Let’s another sample query:
SELECT code, CONNECT_BY_ROOT code, SYS_CONNECT_BY_PATH(code, '/') FROM GeoArea CONNECT BY PRIOR code = parentName START WITH parentName IS NULL ORDER BY LEVEL;
This query returns:
World World /World Europe World /World/Europe Asia World /World/Asia Germany World /World/Europe/Germany Italy World /World/Europe/Italy China World /World/Asia/China Rome World /World/Europe/Italy/Rome Milan World /World/Europe/Italy/Milan Stuttgart World /World/Europe/Germany/Stuttgart Hamburg World /World/Europe/Germany/Hamburg Turin World /World/Europe/Italy/Turin Beijing World /World/Asia/China/Beijing Berlin World /World/Europe/Germany/Berlin
CONNECT_BY_ROOT expression returns the value of the following expression in the root node of the subtree containing the current record.
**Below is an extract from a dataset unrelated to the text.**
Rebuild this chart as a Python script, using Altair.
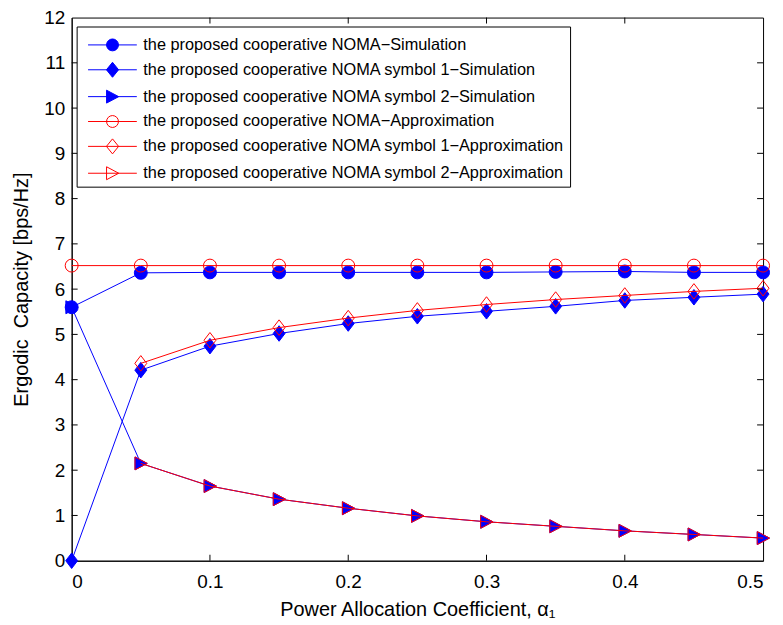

SYS_CONNECT_BY_PATH is used to get the full path of the given node, starting from the root, and using the given string to join nodes. In this case we are building the path given by the
code of the records, joining them with a slash.
It shouldn’t be a surprise that we can use
LEVEL in the
ORDER BY clause, as shown.
It’s often useful to get a tree sorted so that we get the nodes in order relative to their siblings. For instance, in this case we might want to get all the nodes under Italy together, sorted by
code. This can be achieved with the useful
ORDER SIBLINGS BY clause:
SELECT code, SYS_CONNECT_BY_PATH(code, '/') FROM GeoArea CONNECT BY PRIOR code = parentName START WITH parentName IS NULL ORDER SIBLINGS BY code;
World /World Asia /World/Asia China /World/Asia/China Beijing /World/Asia/China/Beijing Europe /World/Europe Germany /World/Europe/Germany Berlin /World/Europe/Germany/Berlin Hamburg /World/Europe/Germany/Hamburg Stuttgart /World/Europe/Germany/Stuttgart Italy /World/Europe/Italy Milan /World/Europe/Italy/Milan Rome /World/Europe/Italy/Rome Turin /World/Europe/Italy/Turin
For completeness, let’s see an example of a
CONNECT BY query that starts from the leaves and goes up in the tree:
CREATE TABLE Employees ( name VARCHAR2(100), manager VARCHAR2(100) ); INSERT INTO Employees VALUES ('Mark', 'Alex'); INSERT INTO Employees VALUES ('Alex', 'Eric'); INSERT INTO Employees VALUES ('Tony', 'Alex'); INSERT INTO Employees VALUES ('Eric', NULL); SELECT name, LEVEL FROM Employees CONNECT BY PRIOR manager = name START WITH name = 'Mark';
SELECT query starts with
Mark and returns all the employees that are its manager, recursively.
Mark 1 Alex 2 Eric 3
CONNECT BY construct, while Oracle-specific, can be an excellent way to simplify complex queries. Furthermore, it tends to have excellent performances (similarly to window functions or
GROUP BY CUBE), given that it is a first-class tool.